TASK DETAILS. Look at the data below and print exactly the lines from its first line through the line with "101.9, 107.5, 108.1];"; the pictures stay out of the copy.

════════════════

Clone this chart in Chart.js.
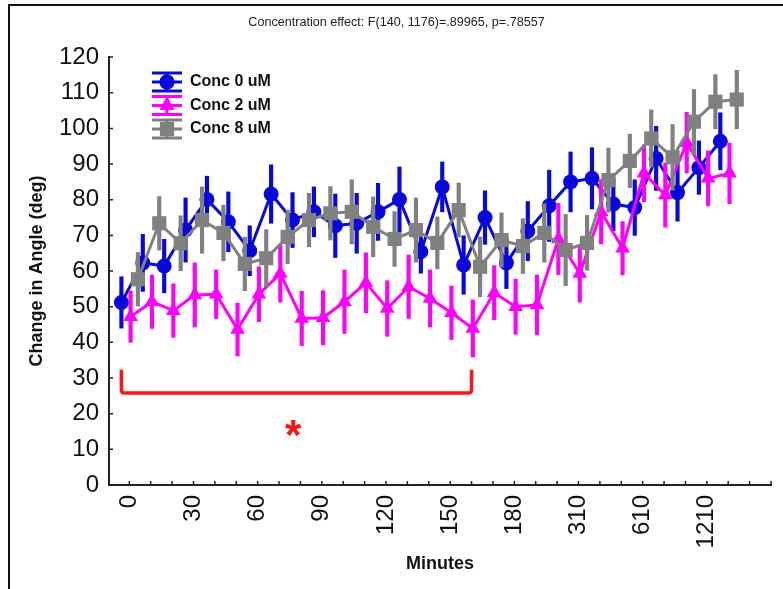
<!DOCTYPE html>
<html>
<head>
<meta charset="utf-8">
<script src="https://cdn.jsdelivr.net/npm/chart.js@4.4.1/dist/chart.umd.min.js"></script>
<style>
html, body { margin: 0; padding: 0; background: #fff; }
#wrap { position: relative; width: 783px; height: 589px; }
#frame { position: absolute; left: 8px; top: 4px; right: 0; bottom: 0; border-top: 2px solid #111; border-left: 2px solid #111; }
canvas { position: absolute; left: 0; top: 0; }
</style>
</head>
<body>
<div id="wrap"><div id="frame"></div><canvas id="chart"></canvas></div>
<script>
// 系列名
const seriesNames = ['Conc 0 uM', 'Conc 2 uM', 'Conc 8 uM'];

// x軸のラベル(3区間ごと)
const xTickIndex = [0, 3, 6, 9, 12, 15, 18, 21, 24, 27];
const xTickLabels = ['0', '30', '60', '90', '120', '150', '180', '310', '610', '1210'];

// 平均値
const conc0 = [51.2, 62.3, 61.4, 71.5, 80.1, 73.8, 65.7, 81.6, 74.3, 76.6, 72.7, 73.4, 76.6, 80.1, 65.4,
               83.6, 61.7, 75.0, 62.3, 71.2, 78.3, 85.0, 86.0, 78.8, 77.8, 91.6, 82.0, 89.0, 96.4];
const conc2 = [47.2, 51.4, 48.9, 53.3, 53.5, 43.6, 53.5, 59.3, 46.7, 46.9, 51.4, 56.7, 49.5, 55.6, 52.3,
               48.3, 43.9, 53.9, 50.0, 50.5, 69.0, 59.3, 76.6, 66.4, 87.4, 81.3, 96.0, 86.0, 87.4];
const conc8 = [57.7, 73.4, 67.8, 74.3, 70.7, 62.0, 63.6, 69.6, 74.3, 76.2, 76.6, 72.4, 69.0, 71.5, 67.9,
               77.1, 61.2, 68.7, 67.0, 70.7, 65.9, 67.9, 85.5, 90.9, 97.2, 91.9, 101.9, 107.5, 108.1];

// エラーバーの幅(±)
const conc0Err = [7.2, 8, 7.5, 9, 6.5, 8.4, 7, 8.2, 7.7, 7, 8.9, 8.4, 8, 9.1, 6,
                  7, 8.2, 7.5, 7.2, 8.3, 10, 8.4, 8.6, 7.5, 7.8, 9, 8, 7.5, 8];
const conc2Err = [7.2, 7.5, 7.5, 9, 6.8, 7.4, 7.7, 8, 7.6, 7.6, 8.9, 8.4, 7.8, 8.9, 8,
                  7.5, 8, 7.6, 7.7, 8.4, 10, 8, 9, 7.5, 8, 9, 8.5, 7.7, 8.5];
const conc8Err = [7.5, 7.5, 7.7, 9.3, 7.8, 7.5, 8, 7.5, 7.5, 7.5, 9, 8.4, 7.7, 9, 7.3,
                  7.6, 8.4, 7.6, 7.7, 8.2, 10, 7.7, 9, 7.5, 8, 9.2, 9, 7.6, 8.2];

// 有意差の範囲(ブラケット)
const bracketRange = [-0.37, 16];

const FONT = '"Liberation Sans", Arial, sans-serif';
const colors = ['#0808dc', '#ff00ff', '#808080'];
const shapes = ['circle', 'triangle', 'rect'];
const radii = [7.5, 8.5, 10];
const offsets = [-0.37, 0.06, 0.4]; // 系列ごとの横ずらし

function toPoints(mean, off) {
    return mean.map((v, i) => ({ x: i + off, y: v }));
}
function toErrBars(mean, err, off) {
    return mean.map((v, i) => ({ x: i + off, y: [v - err[i], v + err[i]] }));
}

const means = [conc0, conc2, conc8];
const errs = [conc0Err, conc2Err, conc8Err];

const datasets = [];
means.forEach((mean, k) => {
    datasets.push({
        type: 'line',
        label: seriesNames[k],
        data: toPoints(mean, offsets[k]),
        borderColor: colors[k],
        backgroundColor: colors[k],
        borderWidth: 3,
        pointStyle: shapes[k],
        pointRadius: radii[k],
        pointBorderWidth: 0,
        tension: 0,
        order: 5 - k * 2
    });
    datasets.push({
        type: 'bar',
        label: seriesNames[k] + ' err',
        data: toErrBars(mean, errs[k], offsets[k]),
        backgroundColor: colors[k],
        borderWidth: 0,
        barThickness: 3.5,
        grouped: false,
        order: 6 - k * 2
    });
});

// 内向きの目盛り・ブラケット・凡例
const extras = {
    id: 'extras',
    afterDatasetsDraw(chart) {
        const { ctx, scales: { x, y }, chartArea } = chart;
        ctx.save();
        // ブラケット
        const x1 = x.getPixelForValue(bracketRange[0]);
        const x2 = x.getPixelForValue(bracketRange[1]);
        const yTop = y.getPixelForValue(32.3);
        const yBot = y.getPixelForValue(25.8);
        ctx.strokeStyle = '#ff1414';
        ctx.lineWidth = 3.5;
        ctx.lineJoin = 'round';
        ctx.beginPath();
        ctx.moveTo(x1, yTop);
        ctx.lineTo(x1, yBot - 3);
        ctx.quadraticCurveTo(x1, yBot, x1 + 3, yBot);
        ctx.lineTo(x2 - 3, yBot);
        ctx.quadraticCurveTo(x2, yBot, x2, yBot - 3);
        ctx.lineTo(x2, yTop);
        ctx.stroke();
        // アスタリスク
        ctx.fillStyle = '#ff1414';
        ctx.font = 'bold 42px ' + FONT;
        ctx.textAlign = 'center';
        ctx.textBaseline = 'alphabetic';
        ctx.fillText('*', x.getPixelForValue(7.66), y.getPixelForValue(16) + 21);

        // 目盛り(内向き)
        ctx.strokeStyle = '#222';
        ctx.lineWidth = 1.5;
        ctx.beginPath();
        for (let v = 0; v <= 120; v += 10) {
            const py = y.getPixelForValue(v);
            ctx.moveTo(chartArea.left, py);
            ctx.lineTo(chartArea.left + 4, py);
        }
        for (let i = 0; i <= 30; i++) {
            const px = x.getPixelForValue(i);
            ctx.moveTo(px, chartArea.bottom);
            ctx.lineTo(px, chartArea.bottom - 4);
        }
        ctx.stroke();

        // 凡例
        seriesNames.forEach((name, k) => {
            const cy = 82 + k * 23.5;
            ctx.strokeStyle = colors[k];
            ctx.lineWidth = 3;
            ctx.beginPath();
            ctx.moveTo(152, cy); ctx.lineTo(182, cy);
            ctx.moveTo(152, cy - 9); ctx.lineTo(182, cy - 9);
            ctx.moveTo(152, cy + 9); ctx.lineTo(182, cy + 9);
            ctx.moveTo(167, cy - 9); ctx.lineTo(167, cy + 9);
            ctx.stroke();
            ctx.fillStyle = colors[k];
            Chart.helpers.drawPoint(ctx, { pointStyle: shapes[k], radius: radii[k], borderWidth: 0 }, 167, cy);
            ctx.fill();
            ctx.fillStyle = '#111';
            ctx.font = 'bold 16px ' + FONT;
            ctx.textAlign = 'left';
            ctx.textBaseline = 'middle';
            ctx.fillText(name, 190, cy);
        });
        ctx.restore();
    }
};

new Chart(document.getElementById('chart'), {
    type: 'line',
    data: { datasets },
    options: {
        responsive: true,
        maintainAspectRatio: false,
        animation: false,
        events: [],
        layout: { padding: { left: 22, right: 12, bottom: 10, top: 0 } },
        plugins: {
            legend: { display: false },
            tooltip: { enabled: false },
            title: {
                display: true,
                text: 'Concentration effect: F(140, 1176)=.89965, p=.78557',
                color: '#222',
                font: { family: FONT, size: 12.6, weight: 'normal' },
                padding: { top: 15, bottom: 27 }
            }
        },
        scales: {
            x: {
                type: 'linear',
                min: -0.95,
                max: 30,
                offset: false,
                grid: { display: false, drawTicks: false, offset: false },
                border: { display: true, color: '#222', width: 2 },
                afterBuildTicks: (scale) => { scale.ticks = xTickIndex.map(v => ({ value: v })); },
                afterFit: (scale) => { scale.height = 94; },
                ticks: {
                    autoSkip: false,
                    minRotation: 90,
                    maxRotation: 90,
                    padding: 10,
                    color: '#111',
                    font: { family: FONT, size: 24 },
                    callback: (value) => {
                        const idx = xTickIndex.indexOf(value);
                        return idx >= 0 ? xTickLabels[idx] : '';
                    }
                },
                title: {
                    display: true,
                    text: 'Minutes',
                    color: '#111',
                    font: { family: FONT, size: 18, weight: 'bold' }
                }
            },
            y: {
                min: 0,
                max: 120,
                grid: { display: false, drawTicks: false },
                border: { display: true, color: '#222', width: 2 },
                afterFit: (scale) => { scale.width = 87; },
                ticks: {
                    stepSize: 10,
                    padding: 10,
                    color: '#111',
                    font: { family: FONT, size: 24 }
                },
                title: {
                    display: true,
                    text: 'Change in Angle (deg)',
                    color: '#111',
                    font: { family: FONT, size: 18, weight: 'bold' }
                }
            }
        }
    },
    plugins: [extras]
});
</script>
</body>
</html>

════════════════

REPLY.
Clone this chart in Chart.js.
<!DOCTYPE html>
<html>
<head>
<meta charset="utf-8">
<script src="https://cdn.jsdelivr.net/npm/chart.js@4.4.1/dist/chart.umd.min.js"></script>
<style>
html, body { margin: 0; padding: 0; background: #fff; }
#wrap { position: relative; width: 783px; height: 589px; }
#frame { position: absolute; left: 8px; top: 4px; right: 0; bottom: 0; border-top: 2px solid #111; border-left: 2px solid #111; }
canvas { position: absolute; left: 0; top: 0; }
</style>
</head>
<body>
<div id="wrap"><div id="frame"></div><canvas id="chart"></canvas></div>
<script>
// 系列名
const seriesNames = ['Conc 0 uM', 'Conc 2 uM', 'Conc 8 uM'];

// x軸のラベル(3区間ごと)
const xTickIndex = [0, 3, 6, 9, 12, 15, 18, 21, 24, 27];
const xTickLabels = ['0', '30', '60', '90', '120', '150', '180', '310', '610', '1210'];

// 平均値
const conc0 = [51.2, 62.3, 61.4, 71.5, 80.1, 73.8, 65.7, 81.6, 74.3, 76.6, 72.7, 73.4, 76.6, 80.1, 65.4,
               83.6, 61.7, 75.0, 62.3, 71.2, 78.3, 85.0, 86.0, 78.8, 77.8, 91.6, 82.0, 89.0, 96.4];
const conc2 = [47.2, 51.4, 48.9, 53.3, 53.5, 43.6, 53.5, 59.3, 46.7, 46.9, 51.4, 56.7, 49.5, 55.6, 52.3,
               48.3, 43.9, 53.9, 50.0, 50.5, 69.0, 59.3, 76.6, 66.4, 87.4, 81.3, 96.0, 86.0, 87.4];
const conc8 = [57.7, 73.4, 67.8, 74.3, 70.7, 62.0, 63.6, 69.6, 74.3, 76.2, 76.6, 72.4, 69.0, 71.5, 67.9,
               77.1, 61.2, 68.7, 67.0, 70.7, 65.9, 67.9, 85.5, 90.9, 97.2, 91.9, 101.9, 107.5, 108.1];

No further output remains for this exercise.